4 thoughts on “Recommended Reading for September 21, 2010

  1. Hmm, that first article is unsettling – although I think the aim is completely laudable, I dislike the way that people with physical disabilities or chronic illnesses are being used as examples:

    “Hey, diabetic, snap out of it.
    Hey, epileptic, I know how you feel.
    Hey, paraplegic, so you can’t use your legs, isn’t that always the case?
    Hey, person with multiple sclerosis, we create our own reality.”

    The author goes on to say that “No one would think that is reasonable”, but that’s an assertion that simply doesn’t match up to what I hear from people with physical illnesses all the time – nor to my own experience.

    I understand that there are different factors at play in the oppressions directed at people with different sorts of disability, but I think the point could have been much better made without using that kind of weak example. I know FWD doesn’t endorse all its links 100%, but this stood out for me as having some issues. I still really enjoyed the collection as a whole, though. 🙂

    (And it shouldn’t matter, of course, but I actually identify as having both physical and mental health problems – an intersectional category notably missing from the analysis.)

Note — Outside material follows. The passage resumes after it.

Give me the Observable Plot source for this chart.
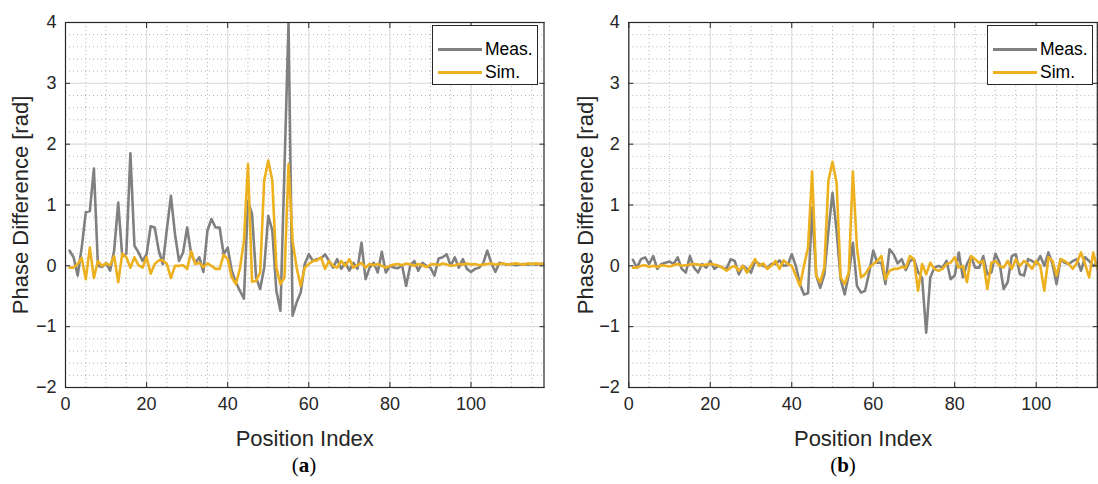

  2. fromutopie, I agree; I found the article interesting in addition to being a bit problematic, and that was part of why I decided to include it. The problem, of course, is that so many people DO actually think saying those things is reasonable, as you’ve said. Additionally, a lot of the things that are listed further down the page (ie: “Your pain doesn’t matter”) are commonly said about physical illness as well; personally, I have heard some of these things about both my mental health issues and my physical ones.

  3. I read the first article and I’m totally in. Last year I’ve finished psycology and I saw many cases like this, but what it’s worst, that people who are using those “unpleasant ” words, they don’t want to hurt the others, at least not consciously.
    If we want them to stop, we should answer tham, to put in front of them an imaginative mirror (using words) so that they can feel what people with disabilities can feel.
    We can “educate” them by saying : “Look at you”- or “He/she looks like thins outside, you look like thin inside”..

  4. Aye, being told that our pain doesn’t matter is so, so common. I remember, vividly, being in a special ed class because of my autism and having one of the teachers come up to me and, having expressed emotional pain, tell me that not only was I lying about hurting but that I, as an autistic person, was incapable of truly feeling emotional pain. My pain didn’t matter because, she assumed, my pain wasn’t like her pain. My pain wasn’t something she could identify with. It wasn’t real.

    … although I think if she had thrown off her bigotry she would have realized that I feel pain just like she does.

    Nowadays I sometimes feel that people minimize and ignore my chronic joint pain. It’s not pain they are familiar with. My pain is not like their pain. It’s not something they can identify with. That makes it, in their eyes at least, not real.

    As for minimization: I have yet to come out about my autism without having that person make some comment about how “high-functioning” I am, how there are so many people who are worse off than I am, or (the worst) how it’s “not really affecting your life that much, right?!” Yes, yes it does affect my life. In fact, it affects my life a lot, thank you very much.

    Actually, I have had people who have never made such minimizing comments to me about my autism. It’s no surprise that every single one of them is autistic!